Mabuza was born in Newcastle, KwaZulu-Natal, and studied at Roma University in Lesotho, before teaching English and isiZulu literature. 

She had published five volumes of poetry, short stories and a children’s book. 

One of her poems, To Quincy, was published in Feminist Studies in 1995. 

She was also a co-editor of Oliver Tambo Remembered.

Mabuza joined the ANC in 1975, becoming a journalist for Radio Freedom, which was based in Lusaka, Zambia.

Her interest in the issues plaguing women resulted in her being involved with the ANC’s feminist journal, Voice of Women, which gave women a platform to write poetry.

From 1977 to 1979, Mabuza chaired the ANC cultural committee, and was instrumental in the Cultural and Resistance Conference of 1982, held in Botswana.

Poet and freedom fighter Lindiwe Mabuza passes away
Archbishop Desmond Tutu (L) speaks to a crowd in London’s Trafalgar Square as South African High Commissioner Dr. Lindiwe Mabuza (2nd L), Frank Dobson, MP (2nd R) and London Mayor Ken Livingston listen during celebrations for South Africa’s 10th Freedom Day, 27 April, 2004. Freedom Day celebrates the end of the Apartheid, the white South African policy of segregation. (Photo by CARL DE SOUZA / AFP)

Former ANC President Oliver Tambo also assigned Mabuza to open the first ANC representative office in Scandinavia in 1979, making her the first ANC chief representative based abroad, in Sweden. 

It was here where she worked closely with Swedish Prime Minister Olaff Palmer, and led campaigns for the liberation struggle.

She was then transferred as chief representative to the US in 1986, to continue rallying support for the anti-apartheid struggle.

Together with the likes of former US senator Reverend Jesse Jackson, singer Harry Belafonte, boxing champion Muhammed Ali and actor Jane Fonda, Mabuza worked to put pressure on major companies to disinvest in South Africa during apartheid. 
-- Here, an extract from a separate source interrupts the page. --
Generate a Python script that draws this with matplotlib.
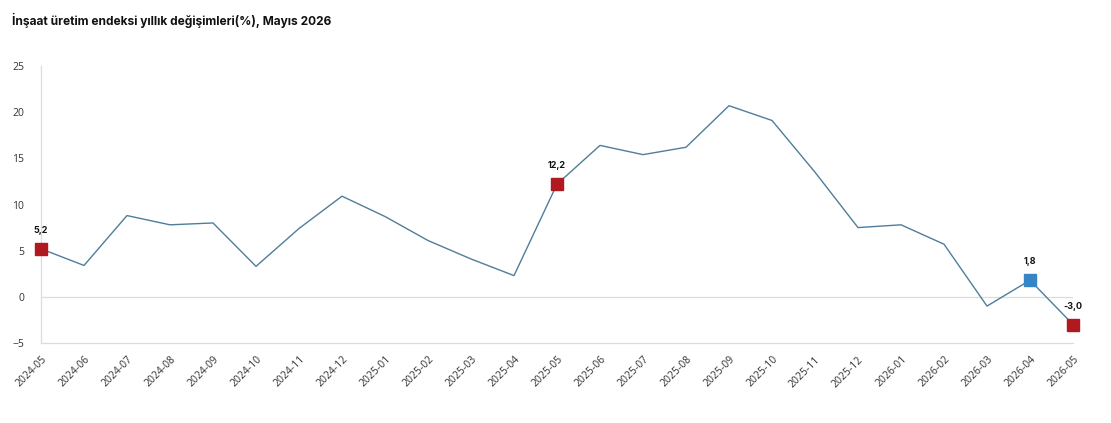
import matplotlib.pyplot as plt

months = ["2024-05", "2024-06", "2024-07", "2024-08", "2024-09", "2024-10", "2024-11",
          "2024-12", "2025-01", "2025-02", "2025-03", "2025-04", "2025-05", "2025-06",
          "2025-07", "2025-08", "2025-09", "2025-10", "2025-11", "2025-12", "2026-01",
          "2026-02", "2026-03", "2026-04", "2026-05"]
values = [5.2, 3.4, 8.8, 7.8, 8.0, 3.3, 7.4, 10.9, 8.7, 6.1, 4.1, 2.3, 12.2, 16.4,
          15.4, 16.2, 20.7, 19.1, 13.5, 7.5, 7.8, 5.7, -1.0, 1.8, -3.0]
red_idx = [0, 12, 24]
blue_idx = [23]

fig = plt.figure(figsize=(11.11, 4.23), dpi=100)
ax = fig.add_axes([41 / 1111, 1 - 343 / 423, 1032 / 1111, 277 / 423])

x = list(range(len(months)))
ax.plot(x, values, color="#4f7d9a", lw=1.0, zorder=3)
ax.axhline(0, color="#dcdcdc", lw=0.9, zorder=1)

for i in red_idx + blue_idx:
    c = "#b0191f" if i in red_idx else "#3784c6"
    ax.plot(i, values[i], marker="s", ms=8.5, color=c, mec=c, zorder=4,
            linestyle="none", clip_on=False)
    ax.annotate(f"{values[i]:.1f}".replace(".", ","), (i, values[i]), xytext=(0, 10),
                textcoords="offset points", ha="center", va="bottom",
                fontsize=6.5, fontweight="bold", family="Inter", color="#111111")

ax.set_xlim(0, 24)
ax.set_ylim(-5, 25)
ax.set_yticks([-5, 0, 5, 10, 15, 20, 25])
ax.set_xticks(x)
ax.set_xticklabels(months, rotation=45, ha="right", rotation_mode="anchor")
ax.tick_params(length=0, labelsize=7.5, colors="#333333", pad=8)
for lab in ax.get_xticklabels() + ax.get_yticklabels():
    lab.set_family("Open Sans")
ax.tick_params(axis="y", pad=12)

for s in ["top", "right"]:
    ax.spines[s].set_visible(False)
for s in ["left", "bottom"]:
    ax.spines[s].set_color("#dcdcdc")
    ax.spines[s].set_linewidth(0.9)

fig.text(12 / 1111, 1 - 20 / 423, "İnşaat üretim endeksi yıllık değişimleri(%), Mayıs 2026",
         fontsize=8.6, fontweight="bold", family="Inter", va="center", ha="left", color="#111111")

fig.savefig("out.png", dpi=100)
After 1994, she became one of the pioneer members of Parliament, after which she joined the South African diplomatic corps. 

Mabuza served as South Africa’s Ambassador to Germany, Malaysia, Brunei, the Philippines, the UK and Ireland. 

Her accolades include an honorary doctorate from the University of Durban-Westville in 1993, the Yari Yari Award for contributions to human rights and literature from New York University in 1997, and was bestowed the South African National Order of Ikhamanga in Silver in 2004. 

“Lala Ngoxolo, Her Excellency Mme Lindiwe Mabuza.”